“Future, I suspect my beach is underwater now and Gulf of Mexico waves are rolling over the cement slab that once held my home.”
Dear future,
I wish you could know the magnificent world I know. I grew up in a place romanticized in fiction as Greentown and, as an adult, I lived on the rocky seacoast of New Hampshire, along the mighty Mississippi, in the shadow of the Continental Divide in Montana, on the great lake in Chicago and just feet from the white sandy beaches of an island paradise in Florida.
Sunrise after sunrise, sunset after sunset, I could step outside and celebrate Earth and all that existed in nature. Just yesterday, I stood on the beach, sand sifting over my toes, and caught a glimpse of four young dolphins leaping from the Gulf, their gray tails glistening with water.

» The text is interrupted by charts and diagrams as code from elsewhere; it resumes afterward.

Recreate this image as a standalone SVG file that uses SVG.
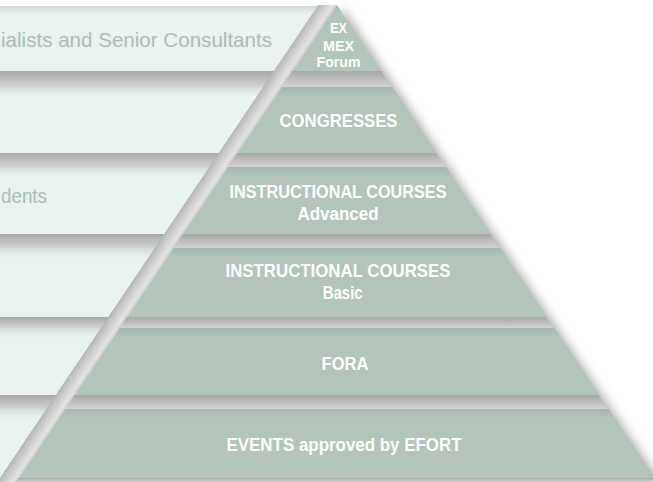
<svg xmlns="http://www.w3.org/2000/svg" width="653" height="482" viewBox="0 0 653 482">
  <style>
    .band { fill: url(#bandGrad); }
    .tier { fill: url(#tierGrad); }
    .btxt { font-family: "Liberation Sans", Arial, sans-serif; font-size: 21px; fill: #a8beb3; }
    .ttxt { font-family: "Liberation Sans", Arial, sans-serif; font-weight: bold; font-size: 18px; fill: #ffffff; text-anchor: middle; }
    .small { font-size: 14.5px; }
    .gap { fill: url(#gapGrad); }
  </style>
  <defs>
    <linearGradient id="bandGrad" x1="0" y1="0" x2="0" y2="1">
      <stop offset="0" stop-color="#d3dbda"/>
      <stop offset="0.13" stop-color="#e8f2f1"/>
      <stop offset="1" stop-color="#eaf3f2"/>
    </linearGradient>
    <linearGradient id="tierGrad" x1="0" y1="0" x2="0" y2="1">
      <stop offset="0" stop-color="#a5b6ac"/>
      <stop offset="0.12" stop-color="#b2c4b9"/>
      <stop offset="1" stop-color="#b3c5ba"/>
    </linearGradient>
    <linearGradient id="gapGrad" x1="0" y1="0" x2="0" y2="1">
      <stop offset="0" stop-color="#a7a7a7"/>
      <stop offset="0.6" stop-color="#c4c4c4"/>
      <stop offset="1" stop-color="#d6d6d6"/>
    </linearGradient>
    <linearGradient id="diagGrad" gradientUnits="userSpaceOnUse" x1="318" y1="5" x2="331.1" y2="13.8">
      <stop offset="0" stop-color="#b6b6b6"/>
      <stop offset="0.45" stop-color="#d2d2d2"/>
      <stop offset="0.8" stop-color="#e4e4e4"/>
      <stop offset="1" stop-color="#cacaca"/>
    </linearGradient>
    <clipPath id="leftClip">
      <polygon points="0,5 337,5 656.6,482 0,482"/>
    </clipPath>
    <filter id="blur" x="-20%" y="-20%" width="140%" height="140%">
      <feGaussianBlur stdDeviation="5"/>
    </filter>
  </defs>

  <!-- soft shadow of the pyramid -->
  <polygon points="337,5 657,482 17,482" transform="translate(7,4)" fill="#7a7a7a" opacity="0.55" filter="url(#blur)"/>

  <!-- gaps between the rows -->
  <g clip-path="url(#leftClip)">
    <rect class="gap" x="0" y="71" width="653" height="17"/>
    <rect class="gap" x="0" y="153" width="653" height="15"/>
    <rect class="gap" x="0" y="234" width="653" height="15"/>
    <rect class="gap" x="0" y="317" width="653" height="12"/>
    <rect class="gap" x="0" y="395" width="653" height="15"/>
    <rect class="gap" x="0" y="478" width="653" height="4"/>
  </g>
  <!-- diagonal gap between bands and pyramid -->
  <polygon points="318,5 337,5 16,482 -3,482" fill="url(#diagGrad)"/>

  <!-- background bands -->
  <g id="band1">
    <polygon class="band" points="0,6 317.4,6 273.6,71 0,71"/>
    <text class="btxt" x="1" y="46.7" textLength="271" lengthAdjust="spacingAndGlyphs">ialists and Senior Consultants</text>
  </g>
  <g id="band2">
    <polygon class="band" points="0,87 262.8,87 218.4,153 0,153"/>
  </g>
  <g id="band3">
    <polygon class="band" points="0,167 209,167 163.9,234 0,234"/>
    <text class="btxt" x="1" y="203" textLength="46" lengthAdjust="spacingAndGlyphs">dents</text>
  </g>
  <g id="band4">
    <polygon class="band" points="0,248 154.5,248 108,317 0,317"/>
  </g>
  <g id="band5">
    <polygon class="band" points="0,328 100.6,328 55.5,395 0,395"/>
  </g>
  <g id="band6">
    <polygon class="band" points="0,409 46.1,409 -0.3,478 0,478"/>
  </g>

  <!-- pyramid tiers -->
  <g id="tier-exmex">
    <polygon class="tier" points="337,5 381.4,71 292.6,71"/>
    <text class="ttxt small" x="338.5" y="33" textLength="17" lengthAdjust="spacingAndGlyphs">EX</text>
    <text class="ttxt small" x="338.5" y="50.5" textLength="31" lengthAdjust="spacingAndGlyphs">MEX</text>
    <text class="ttxt small" x="338.5" y="66.5" textLength="44" lengthAdjust="spacingAndGlyphs">Forum</text>
  </g>
  <g id="tier-congresses">
    <polygon class="tier" points="281.8,87 392.2,87 436.6,153 237.4,153"/>
    <text class="ttxt" x="338.5" y="126.5" textLength="118" lengthAdjust="spacingAndGlyphs">CONGRESSES</text>
  </g>
  <g id="tier-ic-advanced">
    <polygon class="tier" points="228,167 446,167 491.1,234 182.9,234"/>
    <text class="ttxt" x="338" y="198.3" textLength="217" lengthAdjust="spacingAndGlyphs">INSTRUCTIONAL COURSES</text>
    <text class="ttxt" x="338" y="220" textLength="81" lengthAdjust="spacingAndGlyphs">Advanced</text>
  </g>
  <g id="tier-ic-basic">
    <polygon class="tier" points="173.5,248 500.5,248 547,317 127,317"/>
    <text class="ttxt" x="338" y="276.7" textLength="225" lengthAdjust="spacingAndGlyphs">INSTRUCTIONAL COURSES</text>
    <text class="ttxt" x="342.7" y="299.3" textLength="40" lengthAdjust="spacingAndGlyphs">Basic</text>
  </g>
  <g id="tier-fora">
    <polygon class="tier" points="119.6,328 554.4,328 599.5,395 74.5,395"/>
    <text class="ttxt" x="345" y="370" textLength="47" lengthAdjust="spacingAndGlyphs">FORA</text>
  </g>
  <g id="tier-events">
    <polygon class="tier" points="65.1,409 608.9,409 655.3,478 18.7,478"/>
    <text class="ttxt" x="344" y="451" textLength="235" lengthAdjust="spacingAndGlyphs">EVENTS approved by EFORT</text>
  </g>
</svg>
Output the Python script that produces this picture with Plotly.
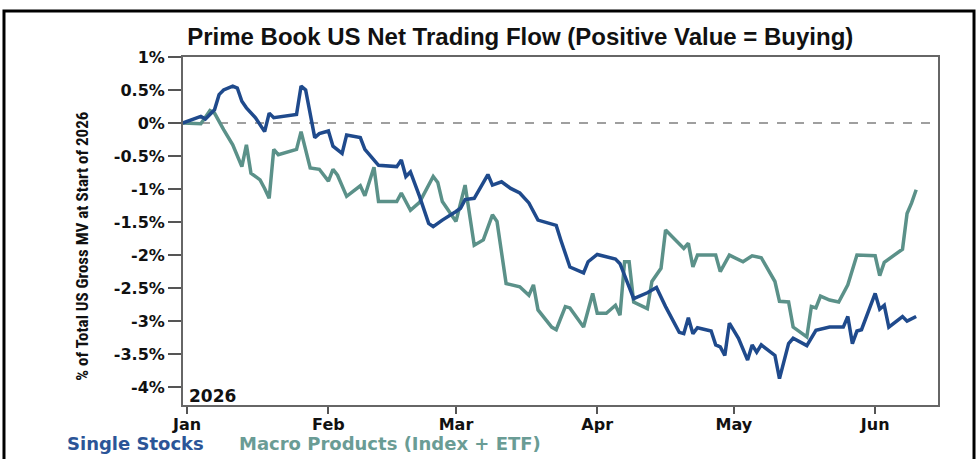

Later in the day, I reported a story on the BP oil spill: Half of the oil that gushed from the Deepwater Horizon well in the spring of 2010 likely remains on the floor of the Gulf of Mexico and chemical dispersants — extensively employed to break up the oil — failed.
Future, I suspect my beach is underwater now and Gulf of Mexico waves are rolling over the cement slab that once held my home. Maybe the optimist in me should take comfort in the notion of a new nature overrunning the island. Maybe. Future, is that what’s happened? Is that what we left you? Or did we leave you even less?